Records provided:

+ + + + + + +

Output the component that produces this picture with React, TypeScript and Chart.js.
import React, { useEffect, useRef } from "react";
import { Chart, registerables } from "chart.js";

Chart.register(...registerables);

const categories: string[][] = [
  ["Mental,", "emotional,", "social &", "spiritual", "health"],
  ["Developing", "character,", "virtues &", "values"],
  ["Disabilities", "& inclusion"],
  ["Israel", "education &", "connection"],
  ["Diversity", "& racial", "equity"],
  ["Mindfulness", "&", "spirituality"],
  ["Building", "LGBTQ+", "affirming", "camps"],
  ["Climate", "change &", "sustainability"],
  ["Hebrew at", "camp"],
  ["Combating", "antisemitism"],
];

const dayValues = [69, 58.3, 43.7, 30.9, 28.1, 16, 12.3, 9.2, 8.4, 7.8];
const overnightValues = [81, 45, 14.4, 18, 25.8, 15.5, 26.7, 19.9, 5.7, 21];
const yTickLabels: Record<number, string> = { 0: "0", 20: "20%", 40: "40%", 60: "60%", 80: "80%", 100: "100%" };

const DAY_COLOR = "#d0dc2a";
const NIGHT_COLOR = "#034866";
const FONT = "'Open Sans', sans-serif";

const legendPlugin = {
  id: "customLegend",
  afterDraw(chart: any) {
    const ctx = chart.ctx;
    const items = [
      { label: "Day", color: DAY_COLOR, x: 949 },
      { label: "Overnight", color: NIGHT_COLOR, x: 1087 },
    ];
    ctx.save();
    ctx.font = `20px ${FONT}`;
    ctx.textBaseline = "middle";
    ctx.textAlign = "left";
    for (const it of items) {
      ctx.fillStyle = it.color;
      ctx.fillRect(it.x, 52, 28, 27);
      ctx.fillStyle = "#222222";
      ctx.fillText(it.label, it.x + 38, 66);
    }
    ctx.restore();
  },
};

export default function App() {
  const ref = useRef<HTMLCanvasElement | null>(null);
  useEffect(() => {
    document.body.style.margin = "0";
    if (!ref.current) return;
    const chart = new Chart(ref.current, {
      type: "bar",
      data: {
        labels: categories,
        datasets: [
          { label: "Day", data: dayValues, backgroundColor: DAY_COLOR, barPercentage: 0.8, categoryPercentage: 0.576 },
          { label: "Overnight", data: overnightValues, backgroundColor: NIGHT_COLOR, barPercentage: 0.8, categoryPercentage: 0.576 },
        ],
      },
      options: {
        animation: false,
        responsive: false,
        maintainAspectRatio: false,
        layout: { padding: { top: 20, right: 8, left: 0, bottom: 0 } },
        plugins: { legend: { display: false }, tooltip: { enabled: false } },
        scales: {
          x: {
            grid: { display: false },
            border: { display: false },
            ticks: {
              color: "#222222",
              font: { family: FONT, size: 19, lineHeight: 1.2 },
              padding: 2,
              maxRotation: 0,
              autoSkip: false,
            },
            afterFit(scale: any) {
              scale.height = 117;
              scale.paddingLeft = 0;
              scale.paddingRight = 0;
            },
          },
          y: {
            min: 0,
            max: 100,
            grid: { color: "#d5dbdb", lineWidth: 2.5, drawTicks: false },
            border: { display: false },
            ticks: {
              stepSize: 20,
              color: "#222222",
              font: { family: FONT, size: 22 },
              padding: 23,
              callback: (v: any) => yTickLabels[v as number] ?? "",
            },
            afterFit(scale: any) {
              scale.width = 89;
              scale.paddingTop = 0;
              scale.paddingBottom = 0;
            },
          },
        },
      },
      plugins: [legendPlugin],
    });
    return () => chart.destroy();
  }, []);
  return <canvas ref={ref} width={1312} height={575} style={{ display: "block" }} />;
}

+ + + + + + +

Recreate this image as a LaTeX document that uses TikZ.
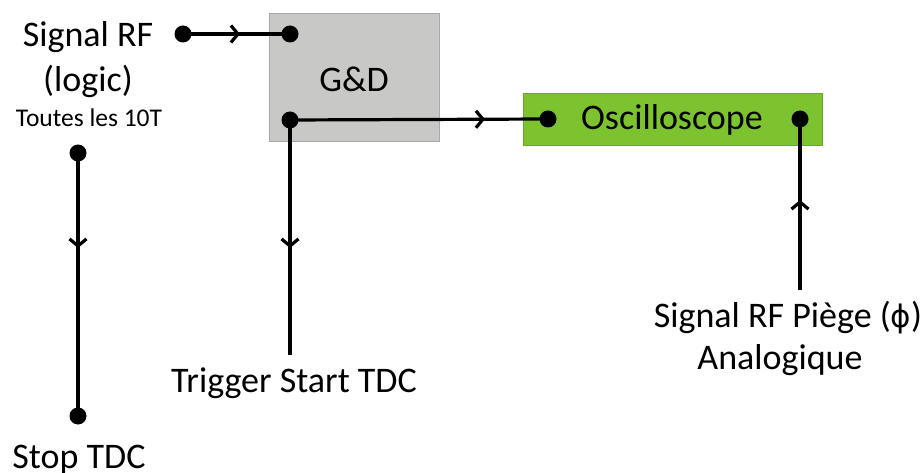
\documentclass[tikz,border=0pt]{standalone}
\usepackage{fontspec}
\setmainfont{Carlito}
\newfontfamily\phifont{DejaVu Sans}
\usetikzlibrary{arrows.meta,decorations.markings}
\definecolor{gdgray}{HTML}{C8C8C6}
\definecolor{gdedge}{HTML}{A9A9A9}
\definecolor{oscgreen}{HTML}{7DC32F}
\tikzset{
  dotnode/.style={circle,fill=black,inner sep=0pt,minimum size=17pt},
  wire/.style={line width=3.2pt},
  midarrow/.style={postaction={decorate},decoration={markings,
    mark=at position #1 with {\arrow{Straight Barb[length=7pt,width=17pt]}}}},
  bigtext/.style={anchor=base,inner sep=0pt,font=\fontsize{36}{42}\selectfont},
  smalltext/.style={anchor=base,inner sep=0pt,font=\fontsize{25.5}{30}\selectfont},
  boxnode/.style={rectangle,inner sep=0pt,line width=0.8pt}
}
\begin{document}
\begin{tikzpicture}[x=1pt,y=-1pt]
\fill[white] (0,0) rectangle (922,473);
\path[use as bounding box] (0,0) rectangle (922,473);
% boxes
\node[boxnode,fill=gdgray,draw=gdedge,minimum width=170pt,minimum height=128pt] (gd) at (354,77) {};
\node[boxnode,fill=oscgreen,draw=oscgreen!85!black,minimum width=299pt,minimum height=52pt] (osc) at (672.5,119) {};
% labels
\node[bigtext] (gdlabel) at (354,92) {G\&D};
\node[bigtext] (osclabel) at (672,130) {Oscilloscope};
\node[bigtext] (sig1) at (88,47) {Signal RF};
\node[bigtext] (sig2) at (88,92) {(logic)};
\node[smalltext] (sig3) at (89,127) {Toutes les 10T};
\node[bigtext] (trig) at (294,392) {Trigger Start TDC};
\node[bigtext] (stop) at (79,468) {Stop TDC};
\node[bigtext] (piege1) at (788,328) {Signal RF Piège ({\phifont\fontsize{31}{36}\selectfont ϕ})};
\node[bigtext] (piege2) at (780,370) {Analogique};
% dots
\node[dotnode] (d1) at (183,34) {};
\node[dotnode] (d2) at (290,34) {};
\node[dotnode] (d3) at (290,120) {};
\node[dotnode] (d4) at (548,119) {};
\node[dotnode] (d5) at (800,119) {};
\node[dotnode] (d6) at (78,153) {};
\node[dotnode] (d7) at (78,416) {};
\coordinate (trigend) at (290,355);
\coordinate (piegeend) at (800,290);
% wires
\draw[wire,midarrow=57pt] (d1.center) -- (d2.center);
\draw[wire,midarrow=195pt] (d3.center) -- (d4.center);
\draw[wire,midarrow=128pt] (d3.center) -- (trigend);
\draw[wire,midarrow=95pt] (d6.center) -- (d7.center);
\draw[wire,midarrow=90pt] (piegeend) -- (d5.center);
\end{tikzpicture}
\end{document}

+ + + + + + +

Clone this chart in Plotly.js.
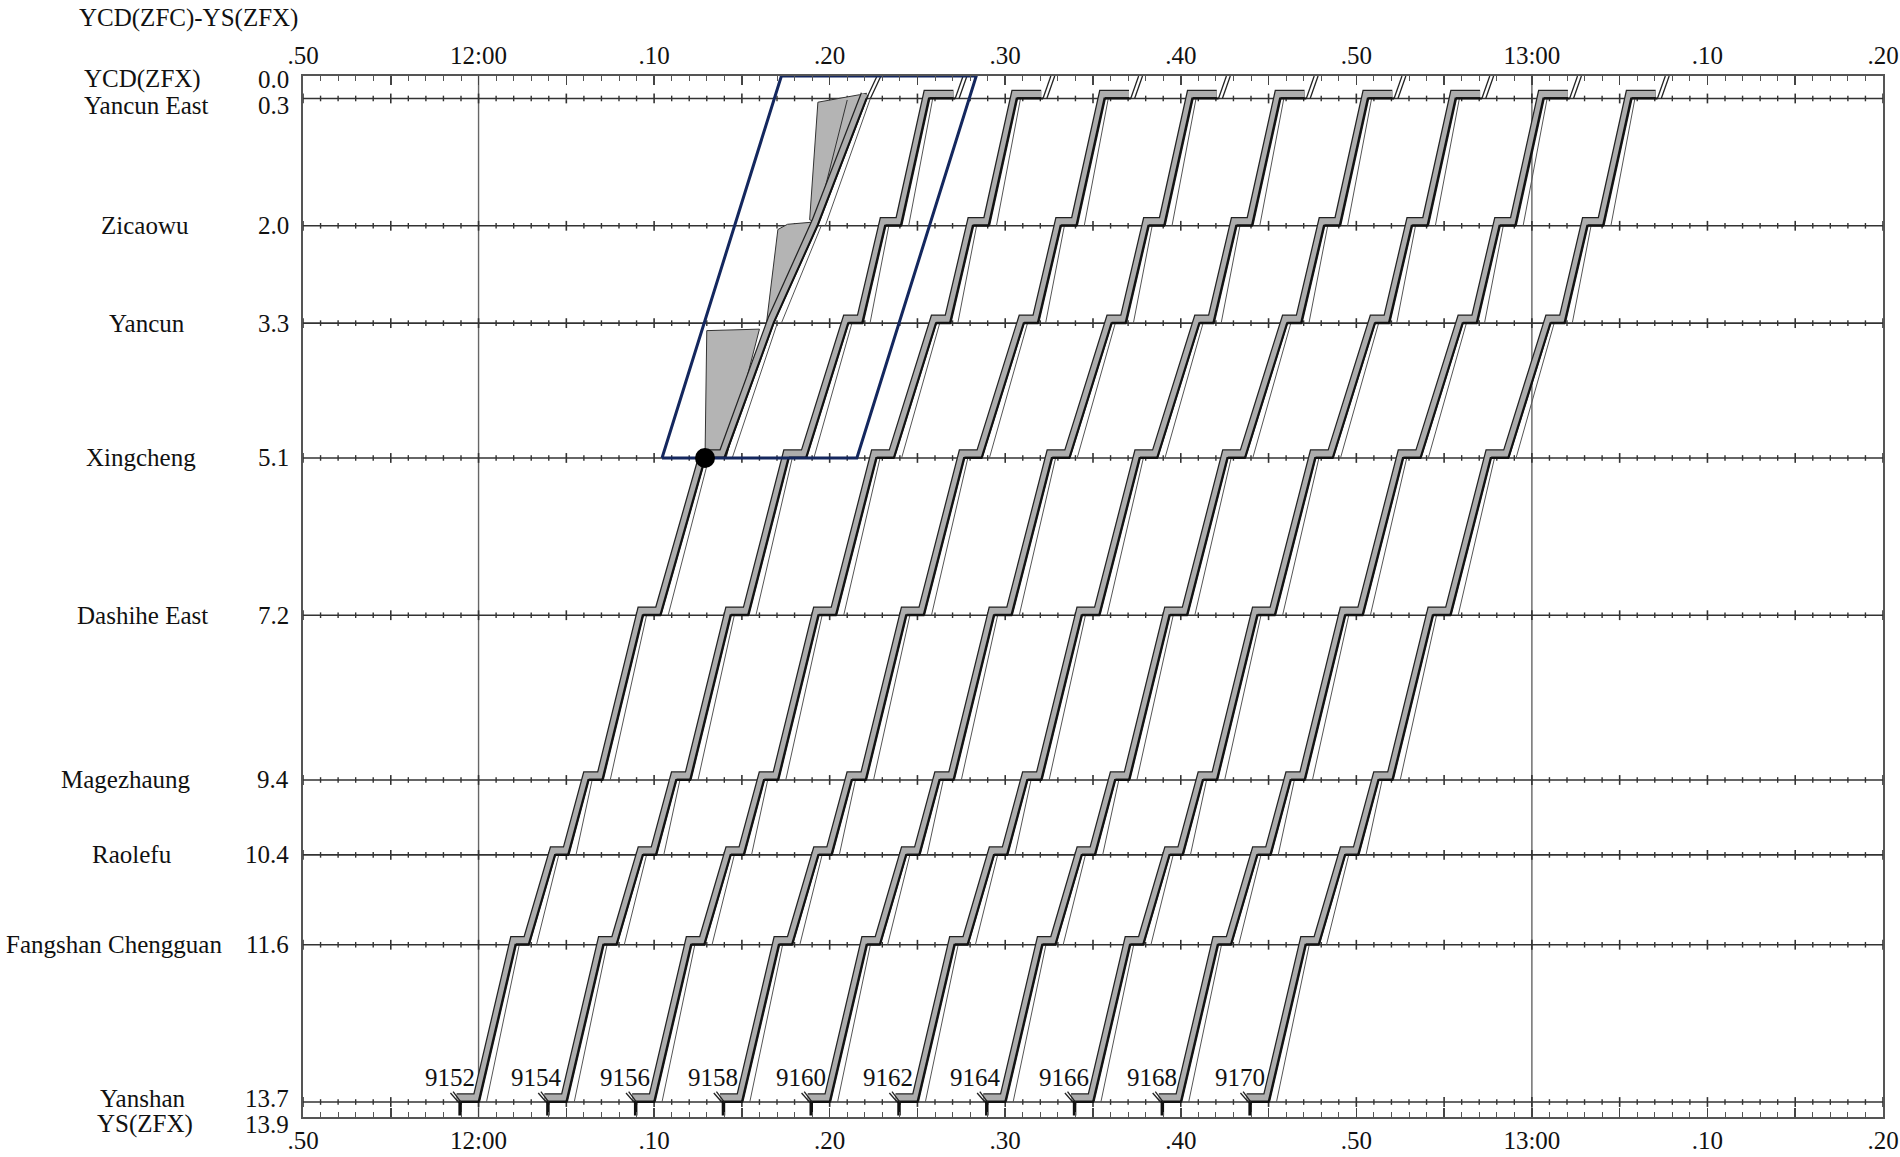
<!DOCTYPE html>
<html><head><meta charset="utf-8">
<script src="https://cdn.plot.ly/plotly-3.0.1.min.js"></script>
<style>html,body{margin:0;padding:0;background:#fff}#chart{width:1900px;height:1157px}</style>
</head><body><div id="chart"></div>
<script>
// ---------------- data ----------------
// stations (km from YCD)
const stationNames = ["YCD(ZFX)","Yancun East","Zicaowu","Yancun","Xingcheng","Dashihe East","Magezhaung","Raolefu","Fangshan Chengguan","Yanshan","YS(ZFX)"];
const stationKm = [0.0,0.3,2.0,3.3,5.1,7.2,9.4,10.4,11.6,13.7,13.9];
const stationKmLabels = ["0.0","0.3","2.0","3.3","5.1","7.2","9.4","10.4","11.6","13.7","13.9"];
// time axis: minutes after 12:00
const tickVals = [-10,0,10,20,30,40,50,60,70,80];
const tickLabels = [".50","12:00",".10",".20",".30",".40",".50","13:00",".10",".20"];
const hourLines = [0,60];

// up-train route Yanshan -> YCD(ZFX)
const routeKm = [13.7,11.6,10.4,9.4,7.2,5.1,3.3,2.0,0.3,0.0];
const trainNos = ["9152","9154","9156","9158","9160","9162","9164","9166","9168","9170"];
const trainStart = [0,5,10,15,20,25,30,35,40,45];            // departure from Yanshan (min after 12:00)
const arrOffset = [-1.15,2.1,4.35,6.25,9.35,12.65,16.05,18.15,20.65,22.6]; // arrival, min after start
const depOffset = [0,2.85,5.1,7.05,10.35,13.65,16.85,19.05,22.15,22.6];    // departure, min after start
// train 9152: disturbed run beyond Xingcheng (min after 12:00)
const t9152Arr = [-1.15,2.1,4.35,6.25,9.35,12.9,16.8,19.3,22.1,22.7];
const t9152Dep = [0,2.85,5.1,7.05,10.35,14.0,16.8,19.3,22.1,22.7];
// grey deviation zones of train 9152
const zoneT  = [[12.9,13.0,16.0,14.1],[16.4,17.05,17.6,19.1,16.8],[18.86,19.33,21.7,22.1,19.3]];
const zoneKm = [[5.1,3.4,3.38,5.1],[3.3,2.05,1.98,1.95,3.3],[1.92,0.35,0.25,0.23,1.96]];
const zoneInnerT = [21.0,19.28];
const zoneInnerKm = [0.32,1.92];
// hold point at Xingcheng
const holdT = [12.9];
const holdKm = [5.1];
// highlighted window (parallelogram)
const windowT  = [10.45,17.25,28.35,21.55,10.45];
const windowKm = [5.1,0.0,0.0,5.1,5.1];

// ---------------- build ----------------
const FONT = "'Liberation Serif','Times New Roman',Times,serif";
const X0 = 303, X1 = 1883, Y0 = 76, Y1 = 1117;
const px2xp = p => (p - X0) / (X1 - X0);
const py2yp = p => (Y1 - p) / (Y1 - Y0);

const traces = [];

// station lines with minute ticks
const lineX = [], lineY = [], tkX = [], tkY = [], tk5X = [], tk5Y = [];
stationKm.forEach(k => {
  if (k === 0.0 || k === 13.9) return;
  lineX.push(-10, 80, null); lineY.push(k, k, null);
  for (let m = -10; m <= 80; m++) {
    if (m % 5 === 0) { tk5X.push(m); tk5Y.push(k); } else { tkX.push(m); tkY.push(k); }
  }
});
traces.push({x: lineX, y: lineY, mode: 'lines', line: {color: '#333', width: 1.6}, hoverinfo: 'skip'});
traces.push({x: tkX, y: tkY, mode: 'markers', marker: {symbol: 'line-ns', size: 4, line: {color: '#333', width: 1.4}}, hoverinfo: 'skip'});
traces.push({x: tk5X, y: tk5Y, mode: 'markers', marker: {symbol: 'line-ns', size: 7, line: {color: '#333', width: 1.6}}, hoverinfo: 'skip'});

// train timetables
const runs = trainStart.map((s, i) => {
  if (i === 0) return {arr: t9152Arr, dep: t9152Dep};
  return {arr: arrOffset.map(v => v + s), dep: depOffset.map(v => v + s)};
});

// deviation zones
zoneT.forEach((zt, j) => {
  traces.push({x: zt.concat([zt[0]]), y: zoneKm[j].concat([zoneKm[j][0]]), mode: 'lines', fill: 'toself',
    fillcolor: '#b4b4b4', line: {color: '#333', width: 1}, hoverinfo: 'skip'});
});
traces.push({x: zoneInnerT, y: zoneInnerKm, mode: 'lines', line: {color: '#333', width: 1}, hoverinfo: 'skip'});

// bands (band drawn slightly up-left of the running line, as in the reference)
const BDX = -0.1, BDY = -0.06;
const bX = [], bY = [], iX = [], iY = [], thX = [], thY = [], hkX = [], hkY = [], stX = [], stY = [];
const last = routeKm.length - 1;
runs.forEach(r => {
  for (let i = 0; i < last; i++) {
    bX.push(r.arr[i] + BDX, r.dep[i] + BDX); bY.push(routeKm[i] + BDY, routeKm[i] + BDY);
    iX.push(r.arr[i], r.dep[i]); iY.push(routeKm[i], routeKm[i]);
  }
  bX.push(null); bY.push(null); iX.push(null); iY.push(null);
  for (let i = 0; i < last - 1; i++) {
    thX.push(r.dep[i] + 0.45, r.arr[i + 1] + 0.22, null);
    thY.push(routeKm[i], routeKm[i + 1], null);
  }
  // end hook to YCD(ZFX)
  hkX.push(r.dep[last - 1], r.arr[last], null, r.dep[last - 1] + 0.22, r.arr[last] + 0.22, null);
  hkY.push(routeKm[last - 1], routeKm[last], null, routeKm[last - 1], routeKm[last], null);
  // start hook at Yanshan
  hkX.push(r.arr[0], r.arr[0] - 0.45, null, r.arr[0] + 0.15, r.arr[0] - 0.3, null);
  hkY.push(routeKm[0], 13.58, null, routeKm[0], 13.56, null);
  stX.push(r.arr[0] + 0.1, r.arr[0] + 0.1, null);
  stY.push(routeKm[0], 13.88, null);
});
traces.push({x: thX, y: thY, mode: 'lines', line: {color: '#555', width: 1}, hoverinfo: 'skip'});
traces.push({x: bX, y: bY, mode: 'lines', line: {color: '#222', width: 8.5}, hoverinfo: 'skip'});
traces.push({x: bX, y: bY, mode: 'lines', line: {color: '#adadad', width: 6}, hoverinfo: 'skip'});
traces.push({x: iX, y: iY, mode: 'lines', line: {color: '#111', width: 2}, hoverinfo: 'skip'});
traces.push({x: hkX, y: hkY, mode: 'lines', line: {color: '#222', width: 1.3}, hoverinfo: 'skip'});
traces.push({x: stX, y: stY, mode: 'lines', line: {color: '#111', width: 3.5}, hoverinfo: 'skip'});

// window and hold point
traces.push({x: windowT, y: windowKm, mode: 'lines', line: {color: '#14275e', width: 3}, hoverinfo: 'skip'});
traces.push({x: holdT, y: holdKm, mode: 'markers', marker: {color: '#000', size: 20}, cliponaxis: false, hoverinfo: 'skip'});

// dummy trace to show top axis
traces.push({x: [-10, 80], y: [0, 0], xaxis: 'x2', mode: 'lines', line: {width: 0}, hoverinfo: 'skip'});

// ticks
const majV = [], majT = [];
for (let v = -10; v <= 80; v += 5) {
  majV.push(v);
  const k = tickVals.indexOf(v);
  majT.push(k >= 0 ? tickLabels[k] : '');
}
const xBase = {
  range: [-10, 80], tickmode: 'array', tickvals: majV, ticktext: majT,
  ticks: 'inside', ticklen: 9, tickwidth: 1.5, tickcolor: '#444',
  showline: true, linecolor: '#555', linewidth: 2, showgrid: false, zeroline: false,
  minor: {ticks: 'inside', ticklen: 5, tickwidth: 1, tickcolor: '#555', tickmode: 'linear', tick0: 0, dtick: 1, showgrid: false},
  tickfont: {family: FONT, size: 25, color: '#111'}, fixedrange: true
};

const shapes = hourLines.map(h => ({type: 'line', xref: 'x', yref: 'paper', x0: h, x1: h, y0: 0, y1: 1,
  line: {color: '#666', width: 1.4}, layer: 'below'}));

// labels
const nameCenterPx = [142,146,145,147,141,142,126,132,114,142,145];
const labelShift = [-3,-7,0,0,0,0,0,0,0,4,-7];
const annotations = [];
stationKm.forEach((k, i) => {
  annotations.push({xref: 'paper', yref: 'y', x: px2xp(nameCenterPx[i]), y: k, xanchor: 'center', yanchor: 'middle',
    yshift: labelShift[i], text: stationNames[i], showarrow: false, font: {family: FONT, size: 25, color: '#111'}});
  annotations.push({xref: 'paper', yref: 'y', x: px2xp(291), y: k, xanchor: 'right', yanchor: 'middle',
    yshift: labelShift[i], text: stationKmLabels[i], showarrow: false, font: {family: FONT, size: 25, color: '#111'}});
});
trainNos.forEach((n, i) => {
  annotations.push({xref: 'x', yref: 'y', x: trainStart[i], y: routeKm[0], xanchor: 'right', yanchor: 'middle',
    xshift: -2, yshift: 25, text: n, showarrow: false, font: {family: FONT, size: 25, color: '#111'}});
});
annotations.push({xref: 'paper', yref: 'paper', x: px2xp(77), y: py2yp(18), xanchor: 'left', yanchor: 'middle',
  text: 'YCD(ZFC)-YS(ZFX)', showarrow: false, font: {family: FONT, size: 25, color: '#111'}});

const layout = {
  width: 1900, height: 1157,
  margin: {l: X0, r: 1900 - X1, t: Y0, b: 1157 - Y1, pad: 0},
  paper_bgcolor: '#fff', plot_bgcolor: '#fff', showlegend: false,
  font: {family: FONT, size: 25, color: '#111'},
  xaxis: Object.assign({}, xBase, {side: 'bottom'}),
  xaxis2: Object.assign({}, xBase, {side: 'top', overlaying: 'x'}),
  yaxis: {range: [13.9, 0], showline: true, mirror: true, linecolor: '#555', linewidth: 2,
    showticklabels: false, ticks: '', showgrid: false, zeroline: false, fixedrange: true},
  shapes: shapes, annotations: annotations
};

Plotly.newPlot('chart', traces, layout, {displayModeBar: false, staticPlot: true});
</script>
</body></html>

+ + + + + + +

Problem to work on: Your task is to repeat the lines from the one containing "Output the component" to the one containing "Chart.register(...registerables);", both lines included. Leave out every other line.

Exercise output:
Output the component that produces this picture with React, TypeScript and Chart.js.
import React, { useEffect, useRef } from "react";
import { Chart, registerables } from "chart.js";

Chart.register(...registerables);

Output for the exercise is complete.